LE JOURNAL DU DROIT DES JEUNES

L'éditorial de Amélie Mouton dans le JDJ N°311

Les droits de l'enfant en cure d'austérité

De ci, de là, les signes s'accumulent. Il y a d'abord une ligne dans un article du Monde Diplomatique consacré aux effets des politiques d'austérité en Grèce : «les tensions s'exacerbent», raconte l'auteure. «On rapporte une sensible augmentation de la violence intrafamiliale, des vols et des homicides» (1). Et puis un papier publié dans Courrier International, qui s'intéresse aux orphelins de la crise grecque : selon certains services sociaux, les cas d’abandon d’enfants, que les familles ne peuvent plus nourrir, se seraient multipliés ces derniers mois.

Une employée témoigne : «Il y a encore deux ans, 95 % des admissions dans nos centres d’accueil concernaient des cas de mineurs maltraités. Alors qu’aujourd’hui, la moitié des demandes vient de parents très pauvres» (2).

La Grèce, qui a le triste privilège d'expérimenter la thérapie de choc anti-crise avant le reste de l'Europe, nous envoie ainsi un message très clair : les programmes d'austérité, qui détricotent à toute vitesse les systèmes de protection sociale des États, ne font pas bon ménage avec les droits de l'enfant. Car la pauvreté - est-il besoin de le rappeler - a une influence systématiquement néfaste sur l'exercice des droits fondamentaux, y compris (et surtout ?) ceux des plus jeunes. Elle rend plus difficile leur accès aux soins de santé, à l'éducation, à des logements de qualité. Elle exacerbe les tensions familiales et augmente leur vulnérabilité.

D'après la CODE, 18,5 % des enfants vivent sous le seuil de pauvreté en Belgique (3). Vu que les transferts sociaux (allocations familiales, de chômage et de logement) font partie des mécanismes qui diminuent le risque de pauvreté, et qu’ils sont parmi les premiers à être visés par la cure, nul besoin d’être devin pour s’attendre à ce que ce pourcentage peu honorable augmente encore dans les prochaines années.

Thomas Hammarberg, commissaire aux droits de l'Homme du Conseil de l'Europe, tirait déjà la sonnette d'alarme il y a plus d'un an : les budgets d'austérité vont non seulement aggraver la pauvreté des enfants, mais rendre aussi plus difficile la mise en oeuvre, par les États, de politiques de lutte contre la pauvreté.

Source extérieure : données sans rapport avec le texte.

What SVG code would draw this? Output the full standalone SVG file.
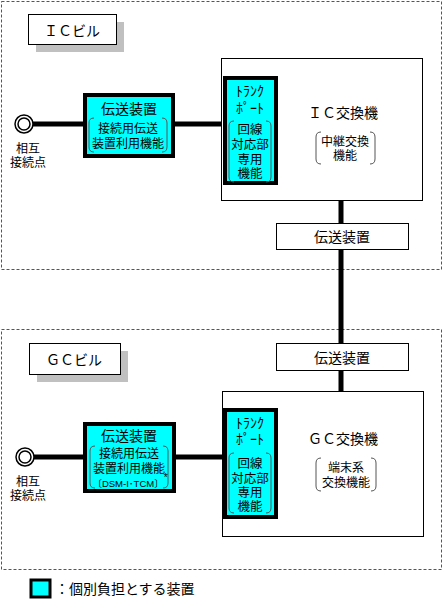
<svg xmlns="http://www.w3.org/2000/svg" width="443" height="599" viewBox="0 0 443 599">
<style>
text{font-family:"Noto Sans CJK JP","Noto Sans",sans-serif;fill:#000;text-anchor:middle;dominant-baseline:central}
.area{fill:#fff;stroke:#555;stroke-width:1;stroke-dasharray:3,2}
.label{fill:#fff;stroke:#000;stroke-width:1}
.shadow{fill:#c0c0c0}
.cyan{fill:#00ffff;stroke:#000;stroke-width:4}
.box{fill:#fff;stroke:#000;stroke-width:1}
.br{fill:none;stroke:#555;stroke-width:1}
.wire{stroke:#000;stroke-width:5;fill:none}
.t14{font-size:14px}
.t13{font-size:12.5px}
.t12{font-size:12px}
.kana{font-size:14px}
.dsm{font-size:9.5px;font-family:"Liberation Sans","Noto Sans CJK JP",sans-serif}
</style>
<rect width="443" height="599" fill="#fff"/>
<g id="ic-building">
<rect class="area" x="1.5" y="1.5" width="440" height="268"/>
<rect class="shadow" x="36" y="22" width="88" height="30"/>
<rect class="label" x="28.5" y="14.5" width="88" height="30"/>
<text class="t14" x="72" y="30">ＩＣビル</text>
</g>
<g id="gc-building">
<rect class="area" x="1.5" y="329.5" width="440" height="240"/>
<rect class="shadow" x="37" y="351" width="91" height="31"/>
<rect class="label" x="29.5" y="343.5" width="91" height="31"/>
<text class="t14" x="74" y="359">ＧＣビル</text>
</g>
<g id="connectors">
<line class="wire" x1="30" y1="124" x2="86" y2="124"/>
<line class="wire" x1="173" y1="124" x2="224" y2="124"/>
<line class="wire" x1="341" y1="200" x2="341" y2="391"/>
<line class="wire" x1="30" y1="457" x2="86" y2="457"/>
<line class="wire" x1="174" y1="457" x2="224" y2="457"/>
</g>
<g id="ic-poi">
<circle cx="24" cy="124" r="9" fill="#fff" stroke="#000" stroke-width="1.5"/>
<circle cx="24" cy="124" r="6" fill="#fff" stroke="#000" stroke-width="1.5"/>
<text class="t12"><tspan x="28" y="147">相互</tspan><tspan x="28" y="161">接続点</tspan></text>
</g>
<g id="ic-transmission">
<rect class="cyan" x="85" y="95" width="88" height="61"/>
<text class="t14" x="129" y="108">伝送装置</text>
<path class="br" d="M94,118 Q89,118 89,123 V147 Q89,152 94,152"/>
<path class="br" d="M162,118 Q167,118 167,123 V147 Q167,152 162,152"/>
<text class="t12"><tspan x="128" y="127">接続用伝送</tspan><tspan x="128" y="142">装置利用機能</tspan></text>
</g>
<g id="ic-exchange">
<rect class="box" x="221.5" y="58.5" width="201" height="142"/>
<text class="t14" x="343" y="112">ＩＣ交換機</text>
<path class="br" d="M321,132 Q316,132 316,137 V159 Q316,164 321,164"/>
<path class="br" d="M370,132 Q375,132 375,137 V159 Q375,164 370,164"/>
<text class="t12"><tspan x="345" y="140">中継交換</tspan><tspan x="345" y="154">機能</tspan></text>
</g>
<g id="ic-trunk">
<rect class="cyan" x="225" y="78" width="51" height="105"/>
<text class="kana"><tspan x="250" y="90">ﾄﾗﾝｸ</tspan><tspan x="250" y="107">ﾎﾟｰﾄ</tspan></text>
<path class="br" d="M234,121 Q229,121 229,126 V177 Q229,182 234,182"/>
<path class="br" d="M266,121 Q271,121 271,126 V177 Q271,182 266,182"/>
<text class="t13"><tspan x="250" y="128">回線</tspan><tspan x="250" y="143">対応部</tspan><tspan x="250" y="157.5">専用</tspan><tspan x="250" y="172">機能</tspan></text>
</g>
<g id="ic-transmission2">
<rect class="box" x="276.5" y="223.5" width="132" height="26"/>
<text class="t14" x="342" y="236">伝送装置</text>
</g>
<g id="gc-transmission2">
<rect class="box" x="276.5" y="343.5" width="132" height="27"/>
<text class="t14" x="342" y="357">伝送装置</text>
</g>
<g id="gc-poi">
<circle cx="25" cy="457" r="9" fill="#fff" stroke="#000" stroke-width="1.5"/>
<circle cx="25" cy="457" r="6" fill="#fff" stroke="#000" stroke-width="1.5"/>
<text class="t12"><tspan x="28" y="480">相互</tspan><tspan x="28" y="494">接続点</tspan></text>
</g>
<g id="gc-transmission">
<rect class="cyan" x="85" y="424" width="89" height="67"/>
<text class="t14" x="129" y="435">伝送装置</text>
<path class="br" d="M95,446 Q90,446 90,451 V483 Q90,488 95,488"/>
<path class="br" d="M163,446 Q168,446 168,451 V483 Q168,488 163,488"/>
<text class="t12"><tspan x="129" y="452">接続用伝送</tspan><tspan x="129" y="467">装置利用機能</tspan><tspan class="dsm" x="130" y="482.5">〔DSM-I･TCM〕<tspan baseline-shift="super" font-size="10">*</tspan></tspan></text>
</g>
<g id="gc-exchange">
<rect class="box" x="222.5" y="391.5" width="201" height="145"/>
<text class="t14" x="343" y="438">ＧＣ交換機</text>
<path class="br" d="M321,458 Q316,458 316,463 V486 Q316,491 321,491"/>
<path class="br" d="M371,458 Q376,458 376,463 V486 Q376,491 371,491"/>
<text class="t12"><tspan x="346" y="466">端末系</tspan><tspan x="346" y="481">交換機能</tspan></text>
</g>
<g id="gc-trunk">
<rect class="cyan" x="225" y="410" width="51" height="107"/>
<text class="kana"><tspan x="250" y="422">ﾄﾗﾝｸ</tspan><tspan x="250" y="438">ﾎﾟｰﾄ</tspan></text>
<path class="br" d="M234,453 Q229,453 229,458 V508 Q229,513 234,513"/>
<path class="br" d="M266,453 Q271,453 271,458 V508 Q271,513 266,513"/>
<text class="t13"><tspan x="250" y="462">回線</tspan><tspan x="250" y="476.5">対応部</tspan><tspan x="250" y="490.5">専用</tspan><tspan x="250" y="504.5">機能</tspan></text>
</g>
<g id="legend">
<rect x="31" y="580" width="19" height="17" fill="#00ffff" stroke="#000" stroke-width="3"/>
<text class="t14" x="55" y="588" style="text-anchor:start">：個別負担とする装置</text>
</g>
</svg>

«Réduire le budget de l'éducation et de la santé, c'est faire un très mauvais calcul et hypothéquer l'avenir», rappelait-il. «En outre, les États qui prennent de telles décisions manquent à la promesse faite (...) dans la Convention des Nations unies relative aux droits de l'enfant : allouer le maximum des ressources dont ils disposent aux enfants et à leurs droits» (4).

En Belgique, nombre de signes ne manquent pas d’inquiéter : augmentation du nombre de personnes qui dépendent du CPAS, augmentation des factures d’énergie (électricité notamment) impayées et donc de limitateurs de puissance, endettement plus grand... Ceci alors que les mois qui viennent risquent d’être particulièrement durs pour les familles.

À bon entendeur...


(1)1 Noëlle BURGI, «Les Grecs sous le scalpel», Le Monde Diplomatique, décembre 2011.
(2) Marilis MARGOMENOU, «Les orphelins de la crise», Courrier International, 12 janvier 2011.
(3) Coordination des ONG des Droits de l'Enfant, Pauvreté des familles et droits de l'enfant. Bilan de l'année européenne de lutte contre la pauvreté, Bruxelles, 2011.